Pub Date: Feb. 24th, 2009
ISBN: 978-0-06-162512-1
Publisher: Harper/HarperCollins

This debut novel from pseudonymous Swedish author Davys, foreign rights to which have sold in more than 20 countries, is a noirish allegory starring a pair of twin teddy bears. It was originally published in Sweden in 2007.

The story is set in Mollisan Town, a metropolis that’s ordinary in every respect except for the fact that it’s populated entirely by stuffed animals. That makes for an odd social order. Couples wishing for a child submit a request to the Cub List, and their little bundle of fabric and stuffing arrives via a green pickup, while some adults tend to strangely disappear via red pickups. The novel turns on the latter detail.

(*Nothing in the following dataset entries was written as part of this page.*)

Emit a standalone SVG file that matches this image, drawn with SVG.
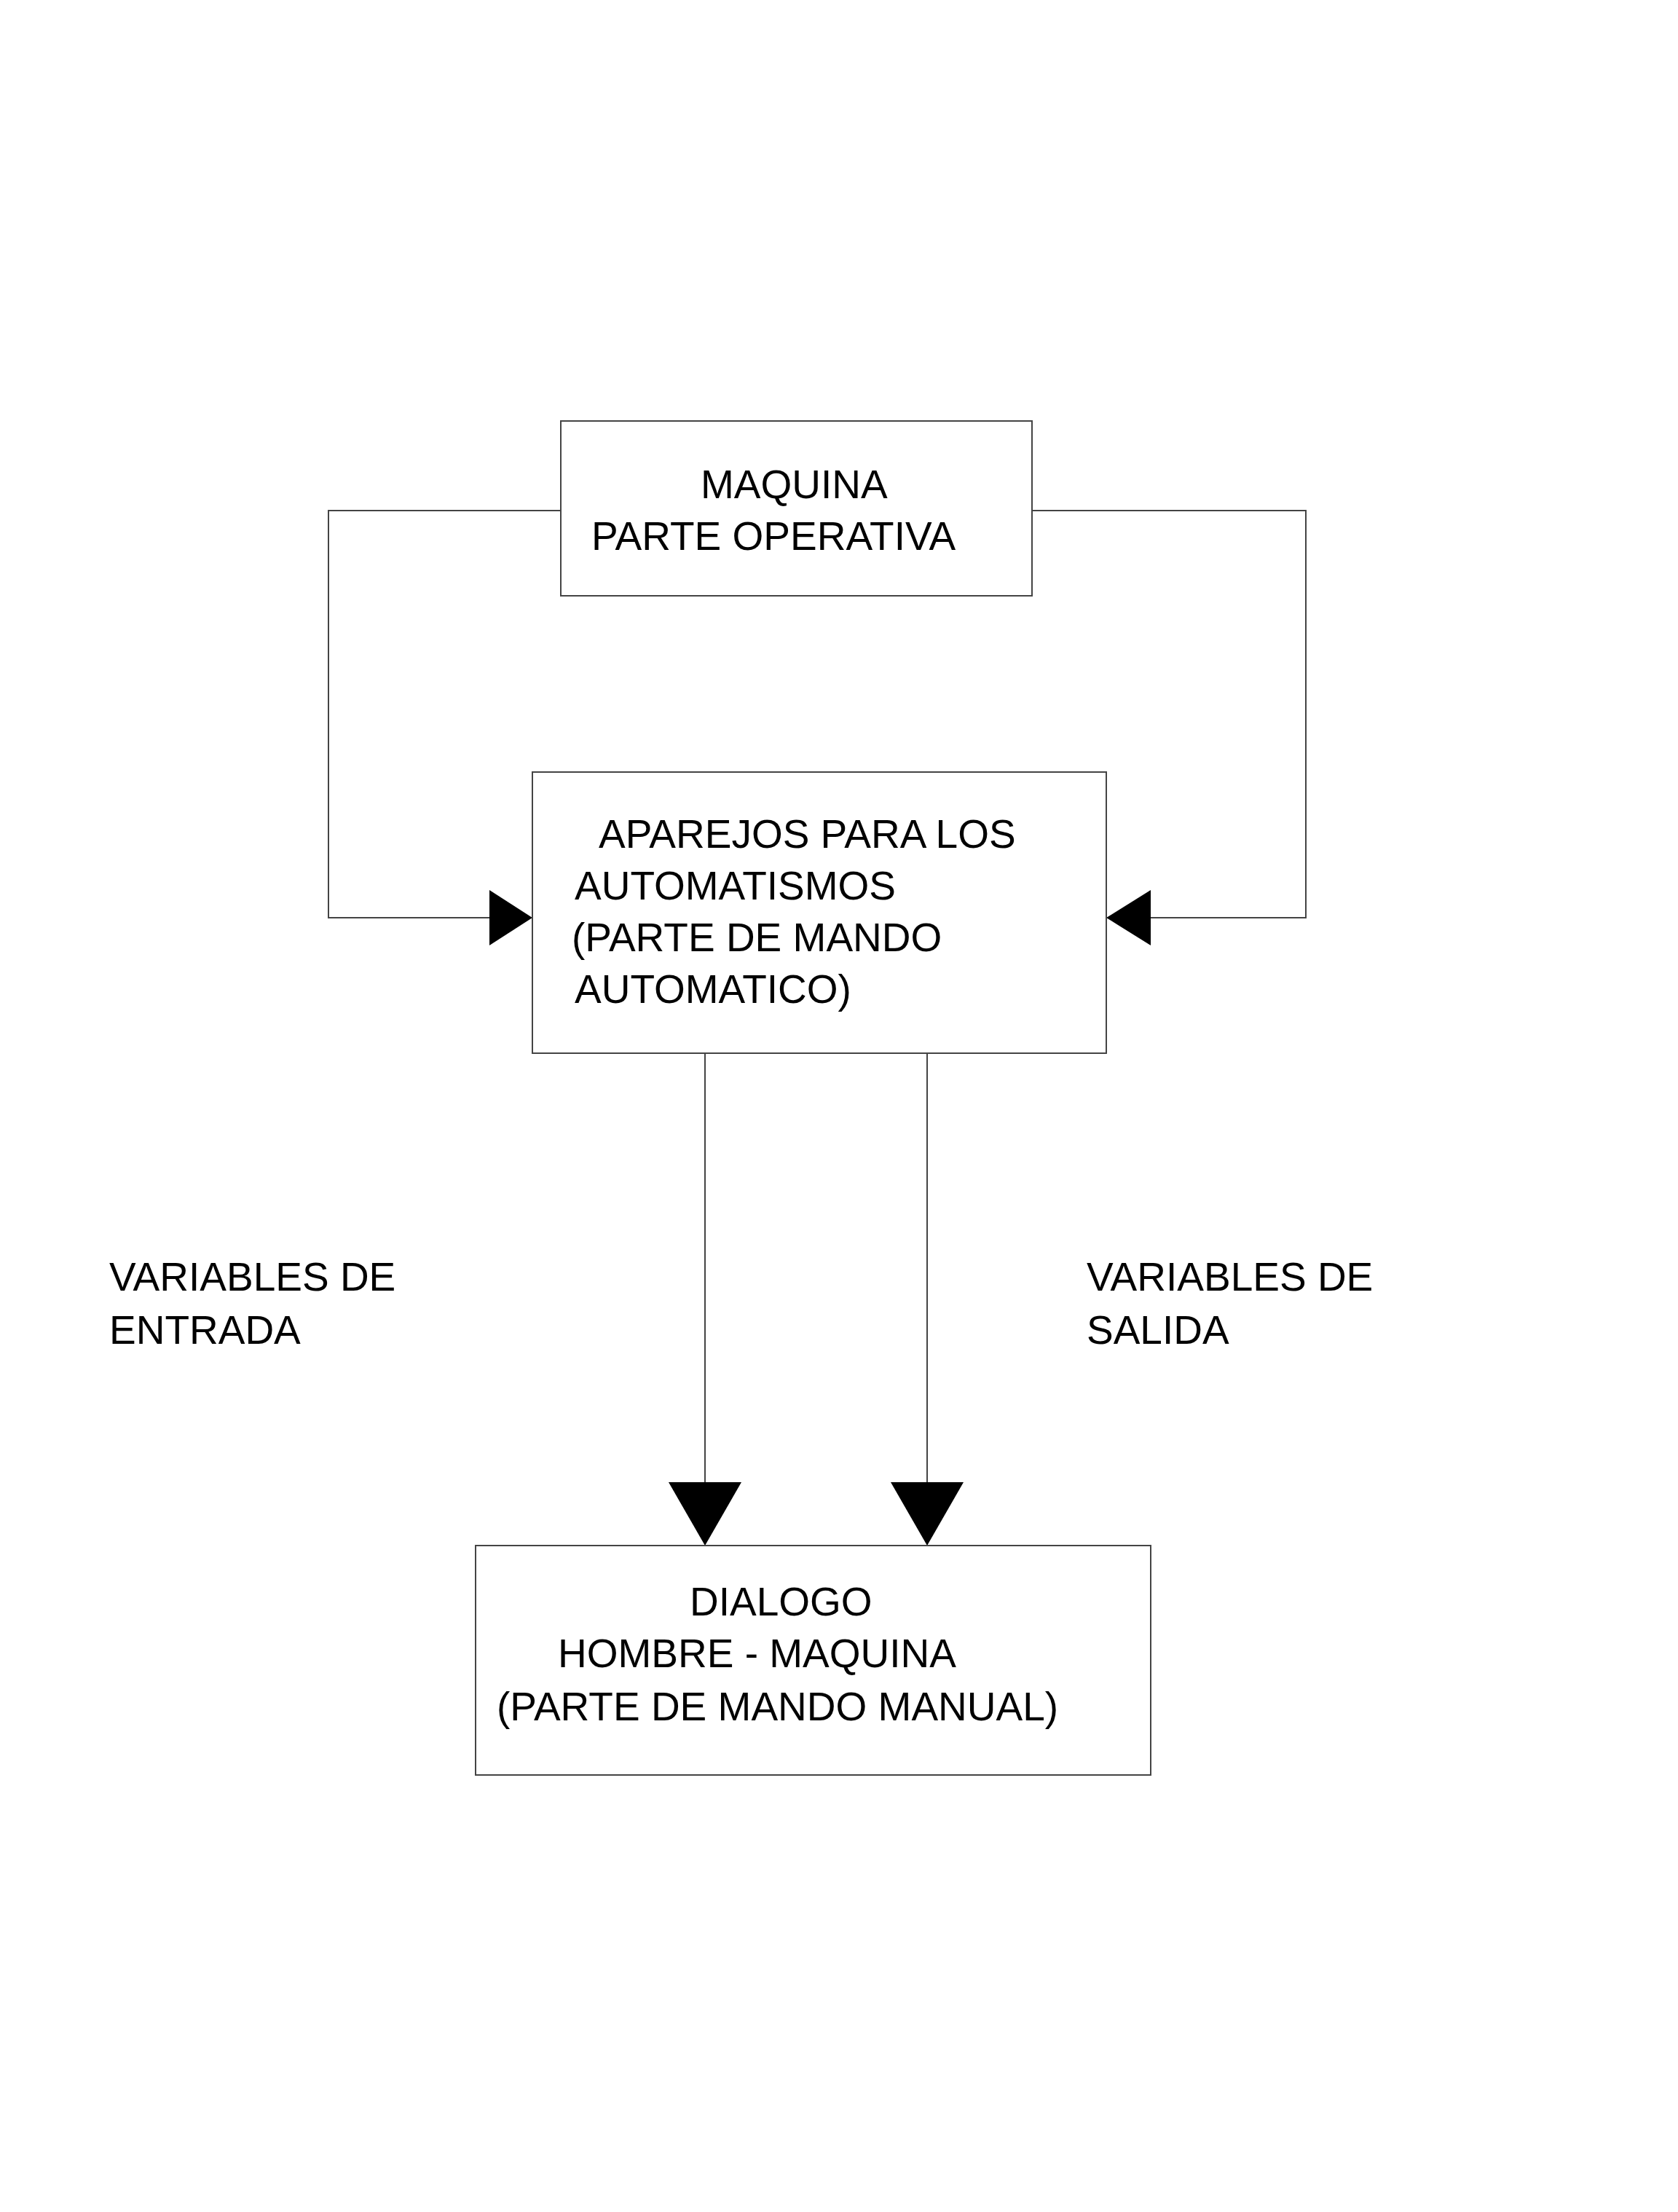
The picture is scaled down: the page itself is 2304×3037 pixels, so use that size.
<svg xmlns="http://www.w3.org/2000/svg" width="2304" height="3037" viewBox="0 0 2304 3037">
<style>
rect{fill:#fff;stroke:#444;stroke-width:2}
.c line,.c polyline{fill:none;stroke:#444;stroke-width:2}
.c polygon{fill:#000}
text{font-family:"Liberation Sans",Arial,sans-serif;font-size:55px;fill:#000}
</style>
<rect x="0" y="0" width="2304" height="3037" style="stroke:none"/>
<g class="c" id="connectors">
<polyline points="770,701 451,701 451,1260 672,1260"/>
<polygon points="672,1222 731,1260 672,1298"/>
<polyline points="1417,701 1793,701 1793,1260 1580,1260"/>
<polygon points="1580,1222 1519,1260 1580,1298"/>
<line x1="968" y1="1446" x2="968" y2="2035"/>
<polygon points="918,2035 1018,2035 968,2122"/>
<line x1="1273" y1="1446" x2="1273" y2="2035"/>
<polygon points="1223,2035 1323,2035 1273,2122"/>
</g>
<g id="maquina">
<rect x="770" y="578" width="647" height="240"/>
<text x="962" y="684">MAQUINA</text>
<text x="812" y="755">PARTE OPERATIVA</text>
</g>
<g id="aparejos">
<rect x="731" y="1060" width="788" height="386"/>
<text x="822" y="1164">APAREJOS PARA LOS</text>
<text x="789" y="1235">AUTOMATISMOS</text>
<text x="785" y="1306">(PARTE DE MANDO</text>
<text x="789" y="1377">AUTOMATICO)</text>
</g>
<g id="dialogo">
<rect x="653" y="2122" width="927" height="315"/>
<text x="947" y="2218">DIALOGO</text>
<text x="766" y="2289">HOMBRE - MAQUINA</text>
<text x="682" y="2362">(PARTE DE MANDO MANUAL)</text>
</g>
<g id="labels">
<text x="150" y="1772">VARIABLES DE</text>
<text x="150" y="1845">ENTRADA</text>
<text x="1492" y="1772">VARIABLES DE</text>
<text x="1492" y="1845">SALIDA</text>
</g>
</svg>
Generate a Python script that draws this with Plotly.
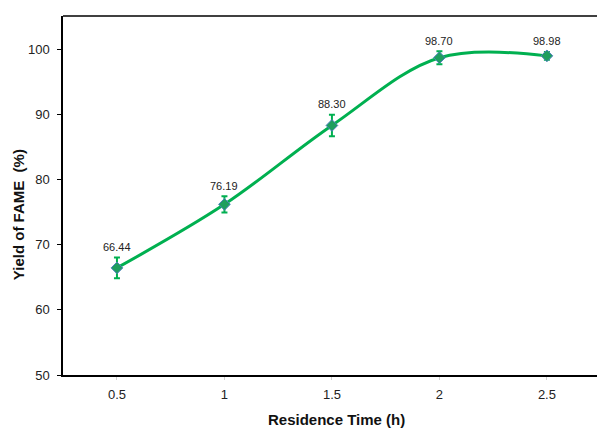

Eric Bear, a former gangster settled down with his wife, Emma Rabbit, is visited by his old boss, Nicholas Dove, who believes he’s on the Death List, meaning a red pickup is due to arrive soon. Eric is asked to discover the keeper of the list and expunge Dove’s name from it, lest his wife, Emma Rabbit, be destroyed. That setup suggests a spoof of hard-boiled crime fiction, but while Bear’s associates seem drawn straight from the heist-film playbook (an immoral gazelle, a devious snake, etc.), Davys is working more existential turf. Eric’s twin, Teddy, is the polar opposite of his brother, deeply obsessed with the nature of good and evil, and the novel is interspersed with his musings on the nature of relationships, particularly when it comes to family and religion. Davys ensures that Teddy’s ruminations are well integrated to the plot, and as Eric gets ever closer to discovering the true nature of the Death List, the author ponders the big questions of who created us and who keeps order in a complex society. Why a stuffed animal is a useful metaphor for getting at philosophical concerns is never entirely clear—Davys doesn’t make much of the inherent stuffed-animal-ness of his characters, which drink, eat, drive and generally live much as humans do. Still, the romantic triangle among Eric, Teddy and Emma is engagingly drawn, and never for a moment does the story feel like kids stuff.

An appealingly unique world, cut from some interesting cloth.